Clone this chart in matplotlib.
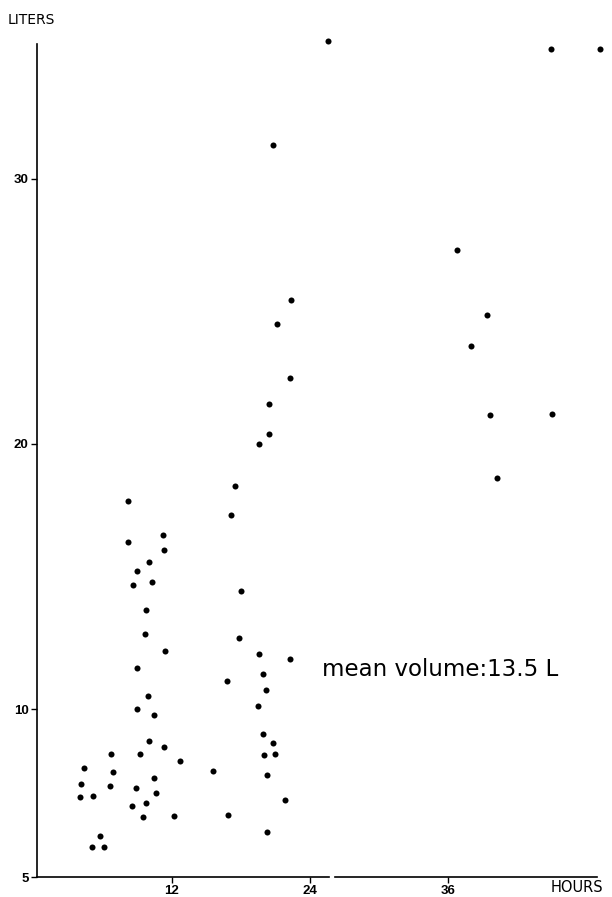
import numpy as np
import matplotlib

matplotlib.use("Agg")
import matplotlib.pyplot as plt

# blood volume (liters) vs. time (hours)
hours_a = [8.16, 11.25, 8.21, 11.31, 10.04, 8.97, 10.27, 8.62, 9.75, 9.66, 11.40, 8.94,
           9.92, 8.94, 10.45, 10.01, 11.29, 6.71, 9.20, 12.68, 4.37, 6.89, 10.42, 4.11,
           6.63, 8.91, 10.59, 4.05, 5.17, 8.51, 9.78, 9.46, 12.18, 5.73, 5.04, 6.08]
liters_a = [17.85, 16.56, 16.30, 16.00, 15.56, 15.20, 14.78, 14.67, 13.74, 12.84, 12.21, 11.54,
            10.48, 10.00, 9.84, 9.05, 8.86, 8.67, 8.67, 8.46, 8.24, 8.13, 7.95, 7.78,
            7.72, 7.64, 7.49, 7.37, 7.41, 7.13, 7.19, 6.79, 6.82, 6.23, 5.90, 5.90]

hours_b = [19.54, 17.50, 17.13, 18.03, 17.83, 19.59, 22.25, 19.88, 16.78, 20.20, 19.50,
           19.91, 20.78, 19.97, 20.93, 15.59, 20.23, 21.82, 16.87, 20.26,
           20.78, 22.37, 21.10, 22.25, 20.40, 20.43, 25.55]
liters_b = [20.01, 18.41, 17.33, 14.46, 12.70, 12.07, 11.88, 11.34, 11.05, 10.72, 10.11,
            9.25, 9.00, 8.63, 8.67, 8.15, 8.04, 7.28, 6.85, 6.34,
            31.28, 25.42, 24.54, 22.49, 21.51, 20.38, 35.20]

hours_c = [44.94, 49.17, 36.78, 39.33, 37.97, 39.65, 44.98, 40.25]
liters_c = [34.91, 34.91, 27.31, 24.88, 23.70, 21.11, 21.14, 18.71]

hours = np.array(hours_a + hours_b + hours_c)
liters = np.array(liters_a + liters_b + liters_c)

x_ticks = [12, 24, 36]
y_ticks = [5, 10, 20, 30]
note = "mean volume:13.5 L"

# the printed axis is stretched below 10 L
STRETCH = 1.2655


def fwd(y):
    y = np.asarray(y, dtype=float)
    return np.where(y >= 10, y, 10 - (10 - y) * STRETCH)


def inv(t):
    t = np.asarray(t, dtype=float)
    return np.where(t >= 10, t, 10 - (10 - t) / STRETCH)


fig = plt.figure(figsize=(6.12, 8.97), dpi=100)
ax = fig.add_axes([37 / 612, 1 - 877 / 897, 560 / 612, 833 / 897])
ax.set_yscale("function", functions=(fwd, inv))
ax.set_xlim(0.29, 48.9)
ax.set_ylim(5, 35.08)

ax.scatter(hours, liters, s=19, color="black", linewidths=0, clip_on=False, zorder=3)

for side in ("top", "right", "bottom"):
    ax.spines[side].set_visible(False)
ax.spines["left"].set_linewidth(1.2)
# bottom axis line has a small break between 24 and 36
ax.axhline(5, xmin=0, xmax=0.521, color="black", lw=1.2, clip_on=False)
ax.axhline(5, xmin=0.532, xmax=1, color="black", lw=1.2, clip_on=False)

ax.set_xticks(x_ticks)
ax.set_yticks(y_ticks)
ax.yaxis.set_minor_locator(matplotlib.ticker.NullLocator())
ax.tick_params(axis="both", length=4, width=1, pad=2, labelsize=9.5)
for lab in ax.get_xticklabels() + ax.get_yticklabels():
    lab.set_fontfamily("Liberation Sans")
    lab.set_fontweight("bold")

ax.text(25.0, 11.25, note, fontsize=16.5, family="DejaVu Sans", va="baseline", ha="left")

fig.text(8 / 612, 1 - 24 / 897, "LITERS", fontsize=10, family="DejaVu Sans",
         va="baseline", ha="left")
fig.text(551 / 612, 1 - 892 / 897, "HOURS", fontsize=10.5, family="DejaVu Sans",
         va="baseline", ha="left")

fig.savefig("out.png", dpi=100)
plt.close(fig)
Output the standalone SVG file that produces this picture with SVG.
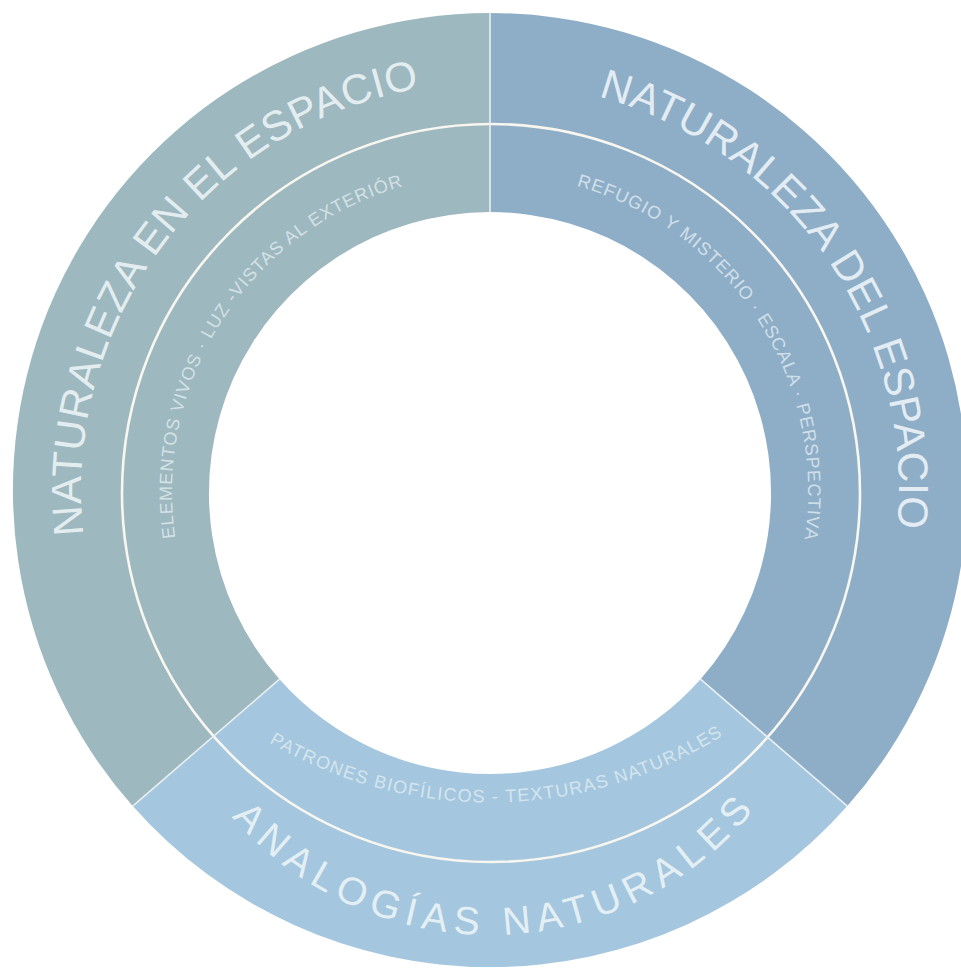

------------------------------------

= Exercise directions =
Among the entries above, identify all lines with "matplotlib" and copy them.

= The output =
Clone this chart in matplotlib.
import matplotlib
matplotlib.use("Agg")
import matplotlib.pyplot as plt
ax.yaxis.set_minor_locator(matplotlib.ticker.NullLocator())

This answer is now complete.